À travers ses conférences et ses travaux universitaires, celle qui est née en 1940 à Fès, a été une figure de premier plan dans le débat sur les sociétés musulmanes et la féminité. Diplômée de Sorbonne et Bandeis (Etats-Unis), elle a été, dans son combat pour une société juste et équilibrée, à l’origine de plusieurs ouvrages dont « Beyond the Veil : Male-female dynamics in muslim society », « Rêves de femmes » ou encore « Le Harem politique ».
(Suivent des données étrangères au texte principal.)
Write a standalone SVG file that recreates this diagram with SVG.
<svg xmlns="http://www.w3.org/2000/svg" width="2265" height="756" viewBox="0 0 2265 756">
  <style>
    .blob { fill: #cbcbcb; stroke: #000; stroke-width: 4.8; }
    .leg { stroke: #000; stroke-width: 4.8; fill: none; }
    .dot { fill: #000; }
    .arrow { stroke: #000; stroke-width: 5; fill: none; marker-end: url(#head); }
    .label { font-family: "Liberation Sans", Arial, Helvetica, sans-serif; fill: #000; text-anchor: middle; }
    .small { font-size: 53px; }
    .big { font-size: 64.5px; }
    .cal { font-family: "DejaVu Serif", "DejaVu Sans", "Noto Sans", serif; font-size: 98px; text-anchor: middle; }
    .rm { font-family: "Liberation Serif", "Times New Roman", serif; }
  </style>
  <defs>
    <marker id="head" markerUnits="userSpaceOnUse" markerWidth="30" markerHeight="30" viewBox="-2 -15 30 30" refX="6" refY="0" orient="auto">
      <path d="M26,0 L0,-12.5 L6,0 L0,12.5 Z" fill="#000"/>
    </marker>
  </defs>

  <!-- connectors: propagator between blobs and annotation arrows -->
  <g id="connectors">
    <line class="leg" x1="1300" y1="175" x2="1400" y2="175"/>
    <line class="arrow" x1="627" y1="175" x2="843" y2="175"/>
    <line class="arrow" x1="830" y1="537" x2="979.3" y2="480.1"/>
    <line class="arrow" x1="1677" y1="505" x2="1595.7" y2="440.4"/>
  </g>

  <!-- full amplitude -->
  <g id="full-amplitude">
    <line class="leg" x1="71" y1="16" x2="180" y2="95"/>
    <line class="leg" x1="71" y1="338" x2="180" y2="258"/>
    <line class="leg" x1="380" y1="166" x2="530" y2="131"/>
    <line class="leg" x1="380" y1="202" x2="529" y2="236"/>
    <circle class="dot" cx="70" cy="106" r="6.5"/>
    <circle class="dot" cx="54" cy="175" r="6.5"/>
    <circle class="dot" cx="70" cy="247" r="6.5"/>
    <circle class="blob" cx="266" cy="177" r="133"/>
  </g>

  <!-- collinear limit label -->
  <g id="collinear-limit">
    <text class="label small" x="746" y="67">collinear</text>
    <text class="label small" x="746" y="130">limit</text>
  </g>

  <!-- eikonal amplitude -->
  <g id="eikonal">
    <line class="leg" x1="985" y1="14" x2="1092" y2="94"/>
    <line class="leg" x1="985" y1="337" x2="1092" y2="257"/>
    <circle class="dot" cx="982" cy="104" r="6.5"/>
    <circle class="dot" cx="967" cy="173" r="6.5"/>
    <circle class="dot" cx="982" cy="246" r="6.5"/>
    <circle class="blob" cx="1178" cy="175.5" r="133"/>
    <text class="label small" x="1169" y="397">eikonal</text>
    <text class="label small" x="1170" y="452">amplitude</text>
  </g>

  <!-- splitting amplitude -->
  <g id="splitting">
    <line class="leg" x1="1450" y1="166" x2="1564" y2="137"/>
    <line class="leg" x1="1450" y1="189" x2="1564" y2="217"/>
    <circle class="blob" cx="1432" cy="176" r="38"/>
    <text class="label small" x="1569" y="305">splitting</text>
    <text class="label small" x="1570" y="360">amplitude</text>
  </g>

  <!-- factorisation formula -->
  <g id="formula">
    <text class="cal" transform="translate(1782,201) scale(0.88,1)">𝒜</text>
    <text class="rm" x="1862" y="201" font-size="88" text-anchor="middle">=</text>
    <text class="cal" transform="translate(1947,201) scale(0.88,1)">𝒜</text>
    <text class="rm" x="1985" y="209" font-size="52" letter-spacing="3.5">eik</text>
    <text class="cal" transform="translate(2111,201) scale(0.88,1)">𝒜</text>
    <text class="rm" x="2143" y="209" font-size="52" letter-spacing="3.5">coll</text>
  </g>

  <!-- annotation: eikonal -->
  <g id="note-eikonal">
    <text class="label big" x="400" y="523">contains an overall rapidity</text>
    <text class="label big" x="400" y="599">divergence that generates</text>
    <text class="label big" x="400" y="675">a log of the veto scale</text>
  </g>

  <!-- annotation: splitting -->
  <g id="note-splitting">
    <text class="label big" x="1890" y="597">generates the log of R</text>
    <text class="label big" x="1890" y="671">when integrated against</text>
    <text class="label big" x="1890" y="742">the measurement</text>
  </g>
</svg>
Le film en mélangeant fiction et réalité plonge au cœur d’une société conservatrice où un groupe de femmes mène un combat acharné face à une élite masculine. « Fatema, la sultane inoubliable » rend aussi un hommage à la nature. Mohammed Abderrahman Tazi a réussi des plans exceptionnels sur le magnifique paysage de Moulay Idriss Zerhoun, cette ville de la sainteté du Maroc. Sans oublier la musique captivante et sensuelle de Driss El Maloumi, dans le film.
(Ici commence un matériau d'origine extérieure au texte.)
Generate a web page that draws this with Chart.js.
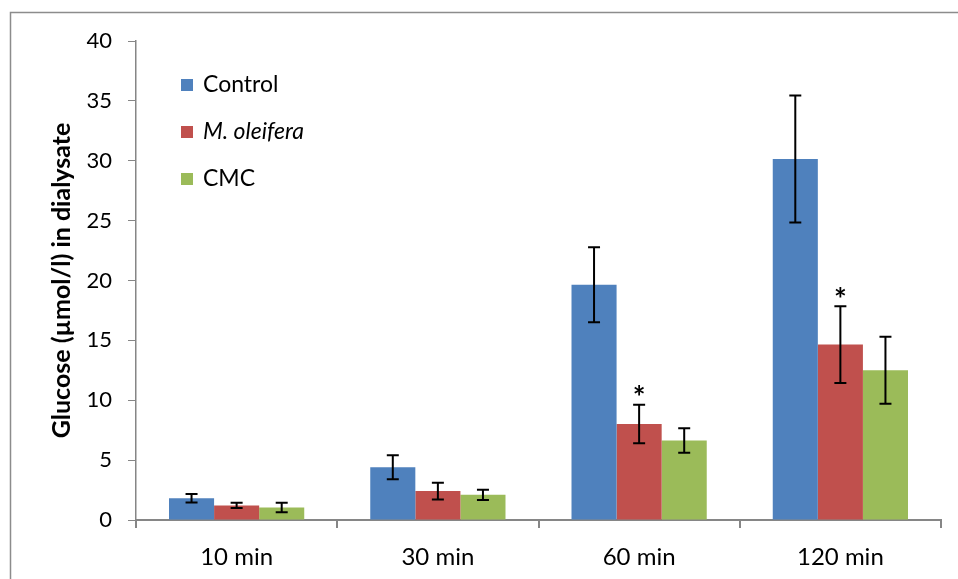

Les films sénégalais en compétition 

La projection des films sénégalais retenus dans le cadre de la compétition officielle de la 33ème édition des Journées cinématographiques de Carthage (Jcc) débutera, ce lundi soir, avec le passage de « La musique est mon refuge » de Thierno Seydou Nouro Sy. Inscrit dans la compétition des courts métrages documentaires, ce film révèle comment « par la musique, Mariama Niass, Lady Nancy, a pu trouver la force et la joie de vivre tout en étant une épouse et une mère de famille ». Le long métrage de fiction « Xalé : Les Blessures de l’enfance » de Moussa Sène Absa et le long métrage documentaire « 20 ans après » de Moussa Touré sont programmés, ce mardi 1er novembre. Quant au documentaire « Rewind & Play » d’Alain Gomis, il passera le lendemain, mercredi. I. BA (Envoyé spécial) 
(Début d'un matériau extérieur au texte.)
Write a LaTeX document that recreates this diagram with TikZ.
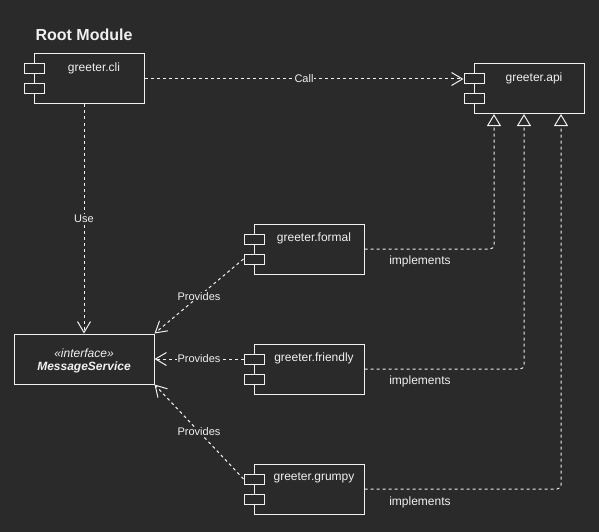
\documentclass[tikz,border=0pt]{standalone}
\usepackage{fontspec}
\setmainfont{Liberation Sans}
\usetikzlibrary{arrows.meta}
\definecolor{bg}{HTML}{2A2A2A}
\definecolor{fg}{HTML}{F0F0F0}
\begin{document}
\begin{tikzpicture}[x=1pt,y=-1pt,
  every node/.style={text=fg, inner sep=0pt},
  comp/.style={draw=fg, line width=1pt, minimum width=110pt, minimum height=50pt, fill=bg},
  port/.style={draw=fg, line width=1pt, minimum width=20pt, minimum height=10pt, fill=bg},
  ctext/.style={font=\fontsize{12}{14}\selectfont},
  elabel/.style={font=\fontsize{11}{13}\selectfont, fill=bg, inner sep=1pt},
  ilabel/.style={font=\fontsize{12}{14}\selectfont},
  dashline/.style={draw=fg, line width=1pt, dash pattern=on 3pt off 3pt},
  dep/.style={dashline, -{Straight Barb[length=11pt,width=13pt,line width=1pt]}},
  impl/.style={dashline, rounded corners=4pt, -{Triangle[open,length=12pt,width=14pt,fill=bg,line width=1pt]}}
]
\fill[bg] (0,0) rectangle (599,532);
\useasboundingbox (0,0) rectangle (599,532);

\node[font=\bfseries\fontsize{16}{18}\selectfont] (title) at (84,35) {Root Module};

% components
\node[comp] (cli) at (89,79) {};
\node[comp] (api) at (529,89) {};
\node[comp] (formal) at (309,249) {};
\node[comp] (friendly) at (309,369) {};
\node[comp] (grumpy) at (309,489) {};
\node[draw=fg, line width=1pt, minimum width=140pt, minimum height=50pt, fill=bg] (msg) at (84,359) {};

\node[port] (cli1) at (34,69) {};
\node[port] (cli2) at (34,89) {};
\node[port] (api1) at (474,79) {};
\node[port] (api2) at (474,99) {};
\node[port] (formal1) at (254,239) {};
\node[port] (formal2) at (254,259) {};
\node[port] (friendly1) at (254,359) {};
\node[port] (friendly2) at (254,379) {};
\node[port] (grumpy1) at (254,479) {};
\node[port] (grumpy2) at (254,499) {};

\node[ctext] (clit) at (94,68) {greeter.cli};
\node[ctext] (apit) at (534,78) {greeter.api};
\node[ctext] (formalt) at (314,238) {greeter.formal};
\node[ctext] (friendlyt) at (314,358) {greeter.friendly};
\node[ctext] (grumpyt) at (314,478) {greeter.grumpy};
\node[font=\itshape\fontsize{12}{14}\selectfont] (msgs) at (84,353) {«interface»};
\node[font=\bfseries\itshape\fontsize{12}{14}\selectfont] (msgn) at (84,367) {MessageService};

% implementation targets
\coordinate (t1) at (494,114);
\coordinate (t2) at (524,114);
\coordinate (t3) at (561,114);

% connectors
\draw[dep] (cli.east) -- node[elabel] (calll) {Call} (api1.west);
\draw[dep] (msg.north |- cli.south) -- node[elabel] (usel) {Use} (msg.north);
\draw[dep] (formal2.west) -- node[elabel] (p1) {Provides} (msg.north east);
\draw[dep] (friendly1.west) -- node[elabel] (p2) {Provides} (msg.east |- friendly1.west);
\draw[dep] (grumpy1.west) -- node[elabel] (p3) {Provides} (msg.south east);

\draw[impl] (formal.east) -| (t1);
\draw[impl] (friendly.east) -| (t2);
\draw[impl] (grumpy.east) -| (t3);

\node[ilabel] (i1) at (420,261) {implements};
\node[ilabel] (i2) at (420,381) {implements};
\node[ilabel] (i3) at (420,502) {implements};
\end{tikzpicture}
\end{document}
« Le Sénégal est attendu » 

Le Directeur de la Cinématographie, qui conduit la délégation du Sénégal à la 33ème édition des Journées cinématographiques de Carthage a informé, hier, que les réalisateurs, acteurs, critiques de cinéma sénégalais…sont déjà sur place. Germain Coly a rappelé aussi les efforts faits par l’Ambassadeur du Sénégal en Tunisie, Ramatoulaye Ba Faye, pour une parfaite organisation. « Au niveau du Ministère de la Culture, nous avons pris l’initiative d’accompagner les acteurs afin que leur séjour puisse se passer dans de meilleures conditions », a-t-il expliqué. Au regard du nombre et de la qualité des films proposés par « notre » pays, M. Coly pense que « le Sénégal est attendu » dans ce grand rendez-vous du cinéma. « Nous travaillons toujours à avoir des productions aptes à répondre à ce genre de grand rendez-vous, grâce à la mise en œuvre de la politique du Président de la République, à travers le Fonds de promotion de l’industrie cinématographique et audiovisuelle (Fopica) », a-t-il indiqué. De son point de vue, le cinéma sénégalais est devenu un « grand outil de diplomatie culturelle ». Pour preuve, il a donné la bonne visibilité des séries sénégalaises en Afrique de l’Ouest ainsi que la notoriété de « nos » acteurs qui jouent dans d’autres productions dans le continent.

Le Directeur de la Cinématographique s’est également félicité du choix du comité de la Direction artistique des Jcc 2022 qui s’est inspiré, pour cette édition, du portrait de la grande actrice Mbissine Thérèse Diop, héroïne du film « La Noire de… » réalisé par Ousmane Sembène, « Tanit d’or » aux premières Jcc en 1966. « C’est la renaissance de tout le travail qui a été fait. Une affiche d’un festival a une signification importante. C’est un hommage qui est rendu au cinéma sénégalais. Aussi, Mbissine Thérèse Diop, de par son parcours, mérite cette reconnaissance internationale », a-t-il déclaré.